I wish all hedgehog owners were as prepared as you! Way to do your research and buy everything in advance! For the light timer I just wanted to add make sure it is 12-14 hours of light (I am sure you already know but just in case)  Also, I don't think I read this in any of the posts (sorry if it has already been covered), but make sure your car will be warm enough for the ride home, maybe bring a handwarmer (or microwavable heating pad) for extra warmth. Just make sure to cover the handwarmer/heating pad so that he cannot come into direct contact with it and that he has a choice whether to be near it or not. 

I think having t-shirts with our scent in his cage (and in his carrier for the ride home) really helped Hejji adjust to my boyfriend and I. Keep in mind that the first few nights your new hedgehog will probably be a bit grumpy from the adjustment. Some recommend that you completely leave them alone the first night. I couldn't bring myself to do this but I made sure to keep it to only about 15 minutes the first night, and spent it cuddling with him. It is also normal for them to not eat much the first night or two. 

I am so excited for you! And excited to see some pictures in the next few days


----------



## Aurora88 (Feb 11, 2011)

I'm in the Eastern time zone so with any luck there should be at least one picture by, oh . . . 3am my time Monday? If not that morning then that afternoon. See I'm in Michigan and my hedgie was born in Kansas. I couldn't bear putting her on a plane so I'm driving to get her. Plus I don't think they would ship in the winter. I know it is perfectly safe to fly but I didn't like the idea of her on a plane all alone. I know, how silly.

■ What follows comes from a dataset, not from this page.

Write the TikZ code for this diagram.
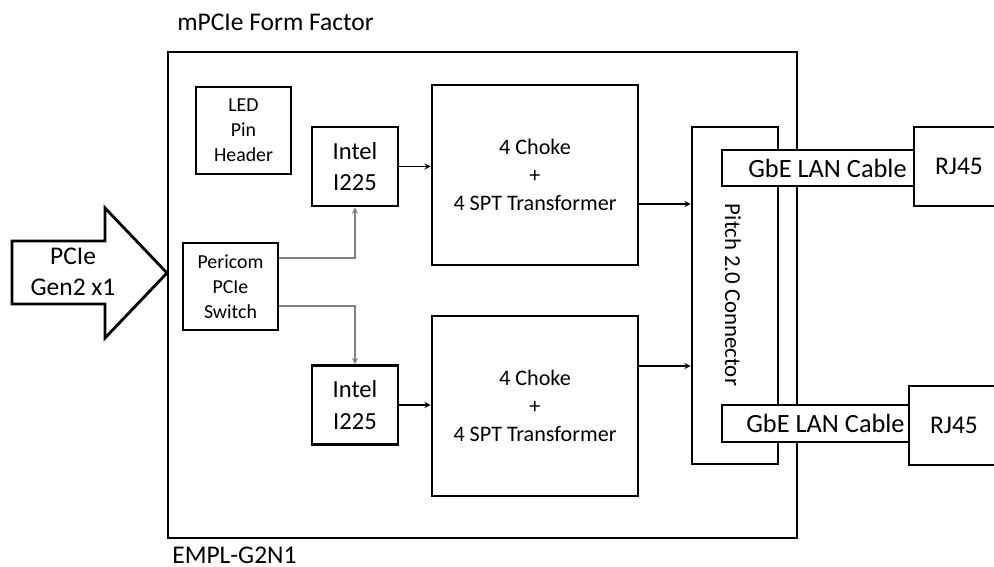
\documentclass[tikz,border=0pt]{standalone}
\usepackage{fontspec}
\setmainfont{Carlito}
\begin{document}
\begin{tikzpicture}[x=0.02cm, y=-0.02cm, >=stealth,
        box/.style={draw, line width=1.6pt, inner sep=0pt, align=center},
        lnk/.style={->, line width=0.6pt},
        glnk/.style={->, line width=0.6pt, draw=gray}]
        \clip (0,0) rectangle (994,567);

        % Rahmen (Form Factor)
        \node[box, minimum width=12.58cm, minimum height=9.72cm] (ff) at (482.5,295) {};
        \node[anchor=base west, inner sep=0pt, font=\fontsize{14.5}{17}\selectfont] (fftitle) at (177,31) {mPCIe Form Factor};
        \node[anchor=base west, inner sep=0pt, font=\fontsize{14.5}{17}\selectfont] (board) at (172,563) {EMPL-G2N1};

        % Eingang PCIe
        \draw[line width=1.6pt] (12,241) -- (105,241) -- (105,208) -- (167,273) -- (105,338) -- (105,304) -- (12,304) -- cycle;
        \node[align=center, inner sep=0pt, font=\fontsize{14.5}{17.6}\selectfont] (pcie) at (73,272) {PCIe\\Gen2 x1};

        % Bausteine
        \node[box, minimum width=1.9cm, minimum height=1.74cm, font=\fontsize{11.3}{14.2}\selectfont] (led) at (243.5,130.5) {LED\\Pin\\Header};
        \node[box, minimum width=1.9cm, minimum height=1.74cm, font=\fontsize{11.3}{14.2}\selectfont] (sw) at (230.5,286.5) {Pericom\\PCIe\\Switch};
        \node[box, minimum width=1.72cm, minimum height=1.58cm, font=\fontsize{14}{18}\selectfont] (i1) at (355,166.5) {Intel\\I225};
        \node[box, minimum width=1.72cm, minimum height=1.58cm, font=\fontsize{14}{18}\selectfont] (i2) at (355,405) {Intel\\I225};
        \node[box, minimum width=4.12cm, minimum height=3.6cm, font=\fontsize{12.6}{16}\selectfont] (ch1) at (535,175) {4 Choke\\+\\4 SPT Transformer};
        \node[box, minimum width=4.12cm, minimum height=3.6cm, font=\fontsize{12.6}{16}\selectfont] (ch2) at (535,406) {4 Choke\\+\\4 SPT Transformer};

        % Stecker und Kabel
        \node[box, minimum width=1.72cm, minimum height=6.74cm] (pitch) at (735,295.5) {};
        \node[rotate=-90, inner sep=0pt, font=\fontsize{13}{15}\selectfont] (pitchtxt) at (733,295) {Pitch 2.0 Connector};
        \node[box, fill=white, minimum width=3.84cm, minimum height=0.72cm, font=\fontsize{15}{18}\selectfont] (cab1) at (818,168) {\hspace*{0.38cm}GbE LAN Cable};
        \node[box, fill=white, minimum width=3.74cm, minimum height=0.74cm, font=\fontsize{15}{18}\selectfont] (cab2) at (815.5,423.5) {\hspace*{0.4cm}GbE LAN Cable};
        \node[box, fill=white, minimum width=1.8cm, minimum height=1.58cm, font=\fontsize{14.5}{17}\selectfont] (rj1) at (959,166.5) {RJ45};
        \node[box, fill=white, minimum width=1.8cm, minimum height=1.58cm, font=\fontsize{14.5}{17}\selectfont] (rj2) at (954,425.5) {RJ45};

        % Verbindungen
        \draw[glnk] (sw.east |- 0,258) -| (i1.south);
        \draw[glnk] (sw.east |- 0,306) -| (i2.north);
        \draw[lnk] (i1.east) -- (i1.east -| ch1.west);
        \draw[lnk] (i2.east) -- (i2.east -| ch2.west);
        \draw[lnk] (ch1.east |- 0,204) -- (pitch.west |- 0,204);
        \draw[lnk] (ch2.east |- 0,366) -- (pitch.west |- 0,366);

    \end{tikzpicture}
\end{document}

Any way it will be a good lengthy drive. 

And I'll post the picture in here so it'll be easy to find.

So I guess now is a good time to ask.How does one post a photo?  

And as for the other things (journal, clippers, baby wash and capsules) I've made my shopping list for tonight!

And I'll definitely make sure there are hand warmers in the car. I think there are but I'm not sure.


----------



## Aurora88 (Feb 11, 2011)

Oh I forgot!



I<3Hejji said:


> I think having t-shirts with our scent in his cage (and in his carrier for the ride home) really helped Hejji adjust to my boyfriend and I. Keep in mind that the first few nights your new hedgehog will probably be a bit grumpy from the adjustment. Some recommend that you completely leave them alone the first night. I couldn't bring myself to do this but I made sure to keep it to only about 15 minutes the first night, and spent it cuddling with him. It is also normal for them to not eat much the first night or two.


Thank you! I don't think I had thought about her eating habits being affected for the first few days. :shock: I'm sure when I got her home and she was hardly eating I would have freaked out! :roll: So, thank you, that is very helpful information.


----------



## MissC (Nov 15, 2010)

Aurora88 said:


> I know it is perfectly safe to fly but I didn't like the idea of her on a plane all alone. I know, how silly.


Yup...you're going to fit right in. :lol:


----------